Scope is where things go wrong. “Build a website” and “design 5 pages, 2 rounds of revisions, source files delivered” are completely different promises. Break deliverables into a list:

  • Visual design for the home page + 4 inner pages
  • 2 rounds of revisions (extra rounds billed at $XXX each)
  • Figma source files delivered
  • Not included: copywriting, stock-image licensing, ongoing maintenance

That “not included” line is often worth more than the “included” one — it’s your basis for saying no to freebie requests later.

How to price it

  • Fixed-price gives the client certainty on total cost; good for well-defined work.
  • Hourly suits open-ended or changeable projects, but give an estimated range.
  • Don’t forget to fold in revision rounds, communication overhead, and subcontracting/materials.
  • Consider an “add-on menu” (rush fee, extra revisions) so potential scope expansion is priced up front.

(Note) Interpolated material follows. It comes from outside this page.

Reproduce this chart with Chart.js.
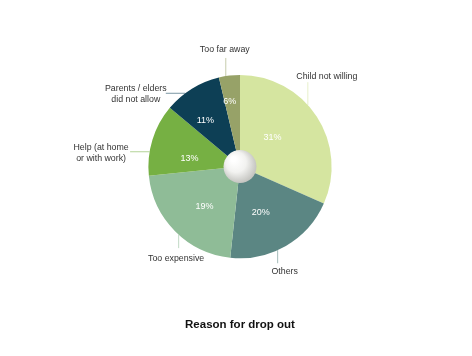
<!DOCTYPE html>
<html><head><meta charset="utf-8">
<script src="https://cdn.jsdelivr.net/npm/chart.js@4"></script>
<style>html,body{margin:0;padding:0;background:#fff}canvas{display:block}</style>
</head><body>
<canvas id="c" width="472" height="356"></canvas>
<script>
// ---- data ----
const categories = ["Child not willing", "Others", "Too expensive", "Help (at home\nor with work)", "Parents / elders\ndid not allow", "Too far away"];
const shares = [31.6, 20.1, 21.7, 12.7, 10.2, 3.7];
const percentLabels = ["31%", "20%", "19%", "13%", "11%", "6%"];
const titleText = "Reason for drop out";

// ---- styles ----
const colors = ["#d5e5a0", "#5b8683", "#8fbc97", "#76b043", "#0d3f55", "#97a268"];
const anchorAt = [0.42, 0.58, 0.46, 0.33, 0.36, 0.33];
const pctRadius = [0.48, 0.55, 0.58, 0.56, 0.63, 0.72];
// leader: dir v/h, end (fraction of R from centre, signed), text offset from line end
const leaders = [
  {dir: 'v', end: -0.922, tx: 19, ty: -6, align: 'center'},
  {dir: 'v', end: 1.055, tx: 7, ty: 8, align: 'center'},
  {dir: 'v', end: 0.89, tx: -2.5, ty: 10, align: 'center'},
  {dir: 'h', end: -1.20, tx: -29, ty: 1.8, align: 'center'},
  {dir: 'h', end: -0.81, tx: -30, ty: 1.2, align: 'center'},
  {dir: 'v', end: -1.186, tx: -1, ty: -8, align: 'center'}
];

function hexA(hex, a) {
  const n = parseInt(hex.slice(1), 16);
  return `rgba(${(n >> 16) & 255},${(n >> 8) & 255},${n & 255},${a})`;
}

const decor = {
  id: 'decor',
  afterDatasetsDraw(chart) {
    const ctx = chart.ctx;
    const arcs = chart.getDatasetMeta(0).data;
    const cx = arcs[0].x, cy = arcs[0].y, R = arcs[0].outerRadius;
    ctx.save();
    // centre sphere
    const sr = R * 0.18;
    const g = ctx.createRadialGradient(cx - sr * 0.4, cy - sr * 0.45, sr * 0.15, cx - sr * 0.1, cy - sr * 0.1, sr * 1.1);
    g.addColorStop(0, '#ffffff');
    g.addColorStop(0.5, '#f2f2f0');
    g.addColorStop(1, '#c4c4c0');
    ctx.beginPath();
    ctx.arc(cx, cy, sr, 0, Math.PI * 2);
    ctx.fillStyle = g;
    ctx.fill();

    arcs.forEach((arc, i) => {
      const a = arc.startAngle + anchorAt[i] * (arc.endAngle - arc.startAngle);
      // percent label
      ctx.font = '9px "Liberation Sans", Arial, sans-serif';
      ctx.fillStyle = '#ffffff';
      ctx.textAlign = 'center';
      ctx.textBaseline = 'middle';
      const pr = pctRadius[i] * R;
      ctx.fillText(percentLabels[i], cx + pr * Math.cos(a), cy + pr * Math.sin(a));
      // leader line
      const sx = cx + R * Math.cos(a), sy = cy + R * Math.sin(a);
      const L = leaders[i];
      let ex, ey;
      if (L.dir === 'v') { ex = sx; ey = cy + L.end * R; }
      else { ex = cx + L.end * R; ey = sy; }
      ctx.beginPath();
      ctx.moveTo(sx, sy);
      ctx.lineTo(ex, ey);
      ctx.strokeStyle = hexA(colors[i], 0.55);
      ctx.lineWidth = 1;
      ctx.stroke();
      // outer label
      ctx.font = '8.8px "Liberation Sans", Arial, sans-serif';
      ctx.fillStyle = '#333333';
      ctx.textAlign = L.align;
      const lines = categories[i].split('\n');
      const lh = 11;
      const tcx = ex + L.tx, tcy = ey + L.ty;
      const top = tcy - (lines.length - 1) * lh / 2;
      lines.forEach((t, k) => ctx.fillText(t, tcx, top + k * lh));
    });
    ctx.restore();
  }
};

new Chart(document.getElementById('c'), {
  type: 'pie',
  data: {
    labels: categories,
    datasets: [{
      data: shares,
      backgroundColor: colors,
      borderWidth: 0,
      hoverOffset: 0
    }]
  },
  options: {
    responsive: false,
    animation: false,
    layout: {padding: {left: 148, right: 140, top: 75, bottom: 14}},
    plugins: {
      legend: {display: false},
      tooltip: {enabled: false},
      title: {
        display: true,
        text: titleText,
        position: 'bottom',
        color: '#111111',
        font: {family: '"Liberation Sans", Arial, sans-serif', size: 11.5, weight: 'bold', lineHeight: 1.2},
        padding: {top: 60, bottom: 10}
      }
    }
  },
  plugins: [decor]
});
</script>
</body></html>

Quote → contract → getting paid

A quote usually has no legal force on its own — it’s an offer. Once the client accepts, turn the scope and payment terms into a proper contract, then invoice against it. The chain links up:

  1. Use the AI quote generator to break a brief into a clear scope + pricing;
  2. Once accepted, turn it into a contract with payment terms using the AI contract generator;
  3. Invoice on the contract’s milestones with the invoice generator;
  4. Chase anything overdue with the reminder templates.

Common mistakes

  • Lump sum only, no breakdown: no room to negotiate, and it looks opaque.
  • No validity period: your costs change; an old quote left open too long can burn you.
  • Skipping exclusions: this is the source of 90% of scope creep.
  • Verbal quotes: always put it in writing, even if it’s just an email.

Treat a quote as a tool for aligning expectations up front, not just a number. The clearer the scope, the stronger your footing when it’s time to get paid.